On Wednesday, the city council debated on the home’s possible preservation. The home is located in councilmember Lisa Bender’s district.
“One could vote on the demolition simply based on the finding that this building does not meet the required standards of our historic preservation ordinance,” Bender said.
Bender said her staff found the home didn’t retain its integrity after three fires and significant modifications. She also added that many of her constituents are in favor of new construction.
“I’ve been hearing from a lot of my neighbors and they are not professional activists,” Bender said. “They don’t know they’re supposed to email every single council member in order to amplify their voice. They don’t have a TV show host drumming up support for their perspective.”

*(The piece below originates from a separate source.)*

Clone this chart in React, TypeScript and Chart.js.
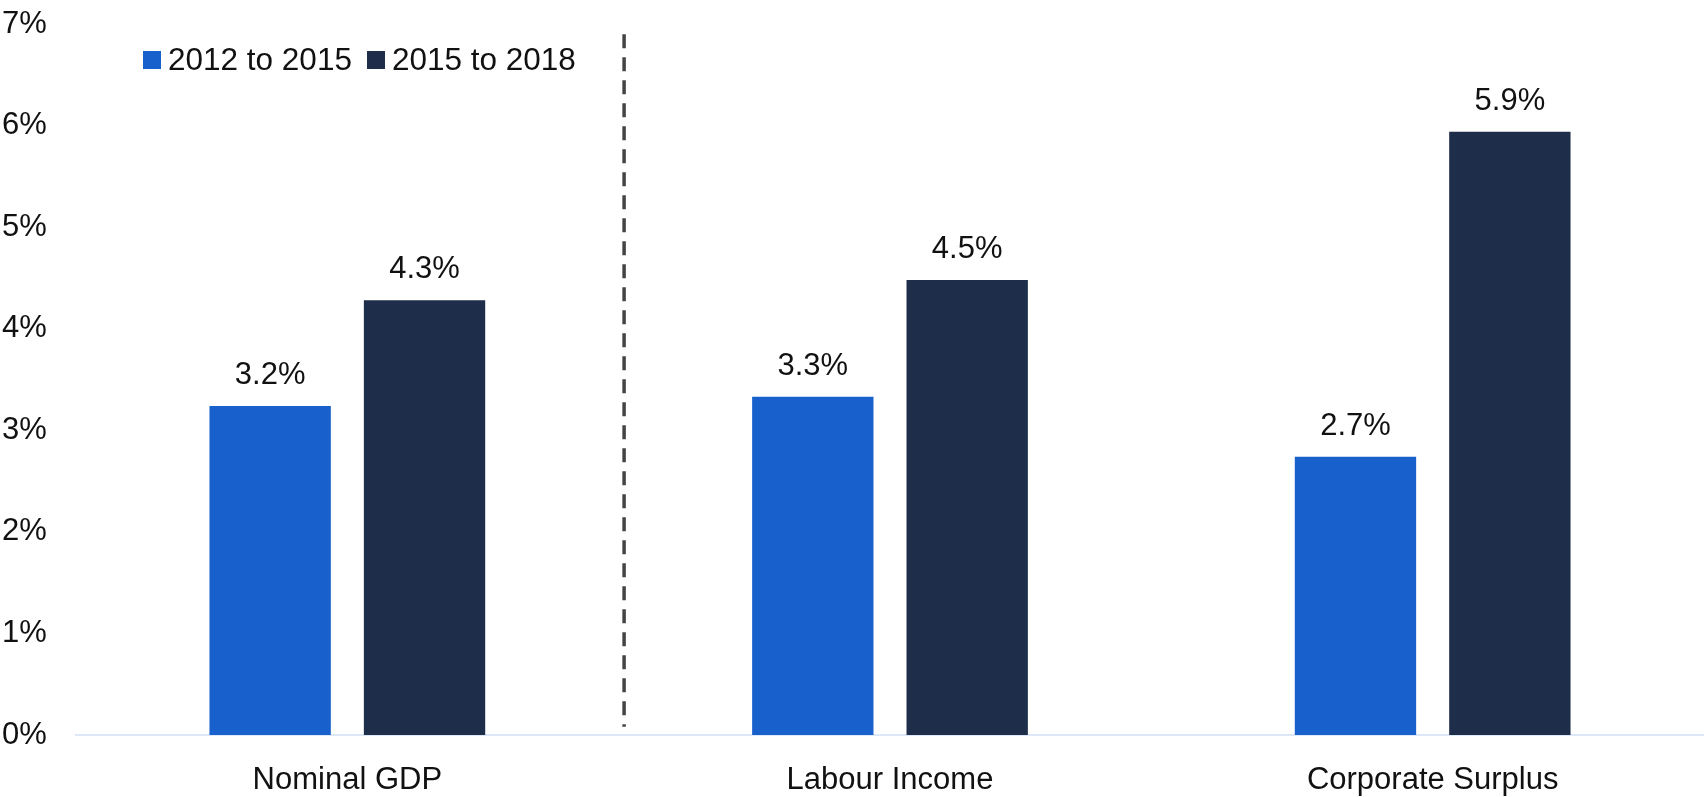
import { Chart, registerables } from "chart.js";
import { useEffect, useRef } from "react";

Chart.register(...registerables);

const categories = ["Nominal GDP", "Labour Income", "Corporate Surplus"];
const seriesLabels = ["2012 to 2015", "2015 to 2018"];
const growth2012to2015 = [3.24, 3.33, 2.74];
const growth2015to2018 = [4.28, 4.48, 5.94];
const seriesColors = ["#1860CC", "#1E2D4A"];
const yTicks = [0, 1, 2, 3, 4, 5, 6, 7];

const FONT = "'Liberation Sans', Arial, Helvetica, sans-serif";

// value labels above each bar
const valueLabels = {
  id: "valueLabels",
  afterDatasetsDraw(chart: any) {
    const { ctx } = chart;
    ctx.save();
    ctx.font = `31px ${FONT}`;
    ctx.fillStyle = "#111";
    ctx.textAlign = "center";
    ctx.textBaseline = "alphabetic";
    chart.data.datasets.forEach((ds: any, i: number) => {
      chart.getDatasetMeta(i).data.forEach((bar: any, j: number) => {
        ctx.fillText(`${ds.data[j].toFixed(1)}%`, bar.x, bar.y - 22);
      });
    });
    ctx.restore();
  },
};

// dashed divider between first and second category
const divider = {
  id: "divider",
  afterDraw(chart: any) {
    const { ctx, scales } = chart;
    const x = scales.x.getPixelForValue(0.51);
    ctx.save();
    ctx.strokeStyle = "#444";
    ctx.lineWidth = 3.5;
    ctx.setLineDash([14, 9]);
    ctx.beginPath();
    ctx.moveTo(x, scales.y.getPixelForValue(6.9));
    ctx.lineTo(x, scales.y.getPixelForValue(0.08));
    ctx.stroke();
    ctx.restore();
  },
};

const App = () => {
  const chartRef = useRef<HTMLCanvasElement>(null);
  const chartInstance = useRef<Chart | null>(null);

  useEffect(() => {
    const canvas = chartRef.current;
    if (!canvas) return;
    const ctx = canvas.getContext("2d");
    if (!ctx) return;

    if (chartInstance.current) chartInstance.current.destroy();

    chartInstance.current = new Chart(ctx, {
      type: "bar",
      data: {
        labels: categories,
        datasets: [
          {
            label: seriesLabels[0],
            data: growth2012to2015,
            backgroundColor: seriesColors[0],
            categoryPercentage: 0.569,
            barPercentage: 0.786,
          },
          {
            label: seriesLabels[1],
            data: growth2015to2018,
            backgroundColor: seriesColors[1],
            categoryPercentage: 0.569,
            barPercentage: 0.786,
          },
        ],
      },
      options: {
        animation: false,
        responsive: true,
        maintainAspectRatio: false,
        layout: { padding: { top: 24, left: 2, right: 0, bottom: 0 } },
        plugins: { legend: { display: false }, tooltip: { enabled: false } },
        scales: {
          x: {
            grid: { display: false },
            border: { display: true, color: "#DCE8F8", width: 2 },
            ticks: {
              font: { family: FONT, size: 31 },
              color: "#111",
              padding: 19,
            },
            afterFit: (scale: any) => {
              scale.height = 62;
            },
          },
          y: {
            min: 0,
            max: 7,
            grid: { display: false },
            border: { display: false },
            afterBuildTicks: (scale: any) => {
              scale.ticks = yTicks.map((v) => ({ value: v }));
            },
            ticks: {
              font: { family: FONT, size: 31 },
              color: "#111",
              crossAlign: "far",
              padding: 0,
              callback: (v: any) => `${v}%`,
            },
            afterFit: (scale: any) => {
              scale.width = 74;
            },
          },
        },
      },
      plugins: [valueLabels, divider],
    });

    return () => {
      if (chartInstance.current) {
        chartInstance.current.destroy();
        chartInstance.current = null;
      }
    };
  }, []);

  const box = (color: string) => (
    <span style={{ display: "inline-block", width: 18, height: 18, background: color }} />
  );

  return (
    <div style={{ position: "fixed", left: 0, top: 0, width: "100vw", height: "100vh", background: "#fff" }}>
      <canvas ref={chartRef} />
      <div
        style={{
          position: "absolute",
          left: 143,
          top: 44,
          display: "flex",
          alignItems: "center",
          fontFamily: FONT,
          fontSize: 31.5,
          lineHeight: "31px",
          color: "#111",
        }}
      >
        {box(seriesColors[0])}
        <span style={{ marginLeft: 7, marginRight: 15 }}>{seriesLabels[0]}</span>
        {box(seriesColors[1])}
        <span style={{ marginLeft: 7 }}>{seriesLabels[1]}</span>
      </div>
    </div>
  );
};

export default App;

The discussion then turned to property rights and what authority the Minneapolis City Council has in telling a homeowner to accept a lower offer.
“This person (Mike Crow) could choose to restore it or they could choose to resell it to who they want to,” councilmember Cam Gordon said. “I do think there are still a lot rights that go with this property and the owner that we can’t justify stepping on.”
After Wednesday’s meeting, Curtis said this issue has become real emotional for her. After researching the Healy house, she found it’s structurally sound and there’s no reason it should come down. She also appealed to newly elected Minneapolis Mayor Betsy Hodges.
“Betsy, you voted last year to save this house,” said Curtis. “Come on girl!”